• [AIM]
Word for word, copy all the data and drop the pictures.
──────────────────────────────
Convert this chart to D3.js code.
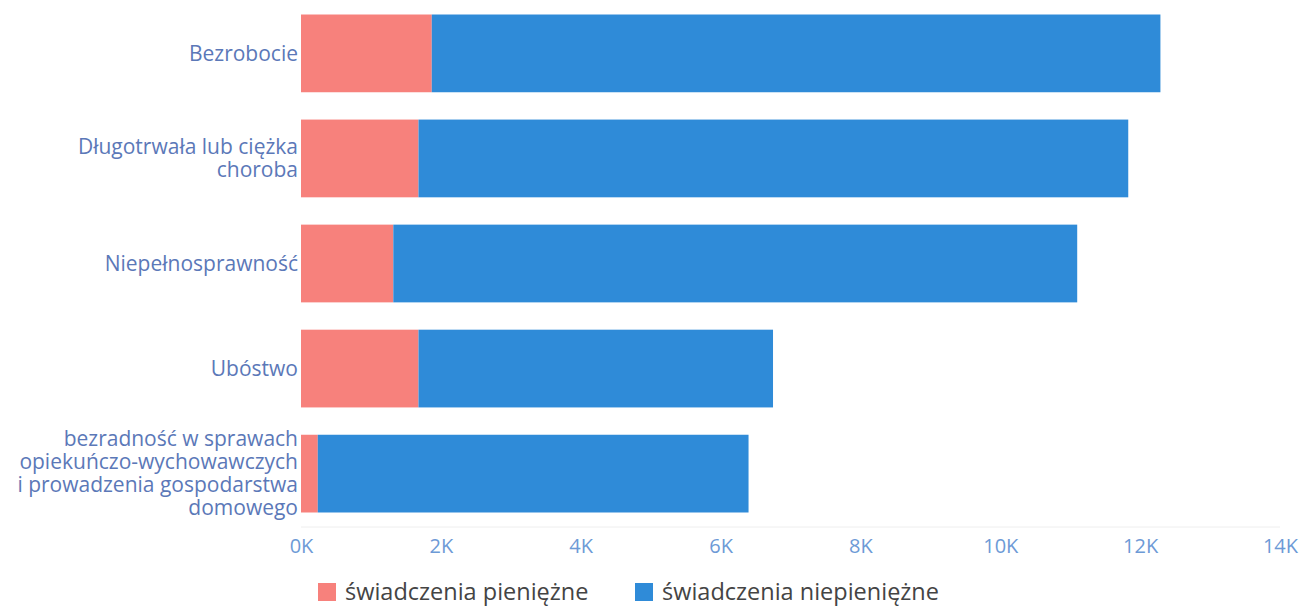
<!DOCTYPE html>
<html>
<head>
<meta charset="utf-8">
<script src="https://cdn.jsdelivr.net/npm/d3@7"></script>
<style>
  body { margin: 0; background: #fff; }
  svg text { font-family: "Open Sans", "Noto Sans", sans-serif; }
</style>
</head>
<body>
<div id="chart"></div>
<script>
// categories (top to bottom), lines of each label
var categories = ["Bezrobocie", "Długotrwała lub ciężka choroba", "Niepełnosprawność", "Ubóstwo", "bezradność"];
var labelLines = [
  ["Bezrobocie"],
  ["Długotrwała lub ciężka", "choroba"],
  ["Niepełnosprawność"],
  ["Ubóstwo"],
  ["bezradność w sprawach", "opiekuńczo-wychowawczych", "i prowadzenia gospodarstwa", "domowego"]
];
var pieniezne = [1870, 1680, 1320, 1680, 240];
var niepieniezne = [10420, 10150, 9780, 5070, 6160];
var seriesNames = ["świadczenia pieniężne", "świadczenia niepieniężne"];
var seriesColors = ["#f7817c", "#2f8bd8"];
var xTicks = [0, 2000, 4000, 6000, 8000, 10000, 12000, 14000];

var W = 1302, H = 610;
var margin = {top: 4, right: 22, bottom: 87, left: 301};
var width = W - margin.left - margin.right,
    height = H - margin.top - margin.bottom;

var svg = d3.select("#chart").append("svg")
    .attr("width", W)
    .attr("height", H)
  .append("g")
    .attr("transform", "translate(" + margin.left + "," + margin.top + ")");

var x = d3.scaleLinear().domain([0, 14000]).range([0, width]);
var y = d3.scaleBand().domain(categories).range([0, height]).paddingInner(0.26).paddingOuter(0.1);

// stacked data
var rows = categories.map(function(c, i){
  return {cat: c, pieniezne: pieniezne[i], niepieniezne: niepieniezne[i]};
});
var stack = d3.stack().keys(["pieniezne", "niepieniezne"]);
var layers = stack(rows);

// baseline
svg.append("line")
  .attr("x1", 0).attr("x2", width)
  .attr("y1", height + 4).attr("y2", height + 4)
  .attr("stroke", "#eeeeee").attr("stroke-width", 1);

svg.selectAll(".layer")
  .data(layers)
  .join("g")
  .attr("class", "layer")
  .attr("fill", function(d, i){ return seriesColors[i]; })
  .selectAll("rect")
  .data(function(d){ return d; })
  .join("rect")
  .attr("x", function(d){ return x(d[0]); })
  .attr("width", function(d){ return x(d[1]) - x(d[0]); })
  .attr("y", function(d){ return y(d.data.cat); })
  .attr("height", y.bandwidth());

// x axis
var xAxis = d3.axisBottom(x)
  .tickValues(xTicks)
  .tickFormat(function(d){ return (d / 1000) + "K"; })
  .tickSize(0)
  .tickPadding(16);

svg.append("g")
  .attr("class", "xaxis")
  .attr("transform", "translate(0," + height + ")")
  .call(xAxis)
  .call(function(g){ g.select(".domain").remove(); })
  .selectAll("text")
  .style("font-size", "20px")
  .attr("fill", "#6d9ad6");

// y labels
var lineH = 23;
var ylab = svg.append("g").attr("class", "ylabels");
categories.forEach(function(c, i){
  var lines = labelLines[i];
  var cy = y(c) + y.bandwidth() / 2;
  var t = ylab.append("text")
    .attr("text-anchor", "end")
    .attr("fill", "#5b78b8")
    .style("font-size", "21px");
  lines.forEach(function(l, j){
    t.append("tspan")
      .attr("x", -3)
      .attr("y", cy + (j - (lines.length - 1) / 2) * lineH)
      .attr("dy", "0.35em")
      .text(l);
  });
});

// legend
var legend = d3.select("svg").append("g")
  .attr("transform", "translate(318," + (H - 18) + ")");
var legX = [0, 317];
seriesNames.forEach(function(n, i){
  var g = legend.append("g").attr("transform", "translate(" + legX[i] + ",0)");
  g.append("rect")
    .attr("x", 0).attr("y", -9)
    .attr("width", 18).attr("height", 18)
    .attr("fill", seriesColors[i]);
  g.append("text")
    .attr("x", 27).attr("y", 0).attr("dy", "0.35em")
    .attr("fill", "#444")
    .style("font-size", "23.5px")
    .text(n);
});
</script>
</body>
</html>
──────────────────────────────
• [REPLY TO THE TASK]
Convert this chart to D3.js code.
<!DOCTYPE html>
<html>
<head>
<meta charset="utf-8">
<script src="https://cdn.jsdelivr.net/npm/d3@7"></script>
<style>
  body { margin: 0; background: #fff; }
  svg text { font-family: "Open Sans", "Noto Sans", sans-serif; }
</style>
</head>
<body>
<div id="chart"></div>
<script>
// categories (top to bottom), lines of each label
var categories = ["Bezrobocie", "Długotrwała lub ciężka choroba", "Niepełnosprawność", "Ubóstwo", "bezradność"];
var labelLines = [
  ["Bezrobocie"],
  ["Długotrwała lub ciężka", "choroba"],
  ["Niepełnosprawność"],
  ["Ubóstwo"],
  ["bezradność w sprawach", "opiekuńczo-wychowawczych", "i prowadzenia gospodarstwa", "domowego"]
];
var pieniezne = [1870, 1680, 1320, 1680, 240];
var niepieniezne = [10420, 10150, 9780, 5070, 6160];
var seriesNames = ["świadczenia pieniężne", "świadczenia niepieniężne"];
var seriesColors = ["#f7817c", "#2f8bd8"];
var xTicks = [0, 2000, 4000, 6000, 8000, 10000, 12000, 14000];

var W = 1302, H = 610;
var margin = {top: 4, right: 22, bottom: 87, left: 301};
var width = W - margin.left - margin.right,
    height = H - margin.top - margin.bottom;

var svg = d3.select("#chart").append("svg")
    .attr("width", W)
    .attr("height", H)
  .append("g")
    .attr("transform", "translate(" + margin.left + "," + margin.top + ")");

var x = d3.scaleLinear().domain([0, 14000]).range([0, width]);
var y = d3.scaleBand().domain(categories).range([0, height]).paddingInner(0.26).paddingOuter(0.1);

// stacked data
var rows = categories.map(function(c, i){
  return {cat: c, pieniezne: pieniezne[i], niepieniezne: niepieniezne[i]};
});
var stack = d3.stack().keys(["pieniezne", "niepieniezne"]);
var layers = stack(rows);

// baseline
svg.append("line")
  .attr("x1", 0).attr("x2", width)
  .attr("y1", height + 4).attr("y2", height + 4)
  .attr("stroke", "#eeeeee").attr("stroke-width", 1);

svg.selectAll(".layer")
  .data(layers)
  .join("g")
  .attr("class", "layer")
  .attr("fill", function(d, i){ return seriesColors[i]; })
  .selectAll("rect")
  .data(function(d){ return d; })
  .join("rect")
  .attr("x", function(d){ return x(d[0]); })
  .attr("width", function(d){ return x(d[1]) - x(d[0]); })
  .attr("y", function(d){ return y(d.data.cat); })
  .attr("height", y.bandwidth());

// x axis
var xAxis = d3.axisBottom(x)
  .tickValues(xTicks)
  .tickFormat(function(d){ return (d / 1000) + "K"; })
  .tickSize(0)
  .tickPadding(16);

svg.append("g")
  .attr("class", "xaxis")
  .attr("transform", "translate(0," + height + ")")
  .call(xAxis)
  .call(function(g){ g.select(".domain").remove(); })
  .selectAll("text")
  .style("font-size", "20px")
  .attr("fill", "#6d9ad6");

// y labels
var lineH = 23;
var ylab = svg.append("g").attr("class", "ylabels");
categories.forEach(function(c, i){
  var lines = labelLines[i];
  var cy = y(c) + y.bandwidth() / 2;
  var t = ylab.append("text")
    .attr("text-anchor", "end")
    .attr("fill", "#5b78b8")
    .style("font-size", "21px");
  lines.forEach(function(l, j){
    t.append("tspan")
      .attr("x", -3)
      .attr("y", cy + (j - (lines.length - 1) / 2) * lineH)
      .attr("dy", "0.35em")
      .text(l);
  });
});

// legend
var legend = d3.select("svg").append("g")
  .attr("transform", "translate(318," + (H - 18) + ")");
var legX = [0, 317];
seriesNames.forEach(function(n, i){
  var g = legend.append("g").attr("transform", "translate(" + legX[i] + ",0)");
  g.append("rect")
    .attr("x", 0).attr("y", -9)
    .attr("width", 18).attr("height", 18)
    .attr("fill", seriesColors[i]);
  g.append("text")
    .attr("x", 27).attr("y", 0).attr("dy", "0.35em")
    .attr("fill", "#444")
    .style("font-size", "23.5px")
    .text(n);
});
</script>
</body>
</html>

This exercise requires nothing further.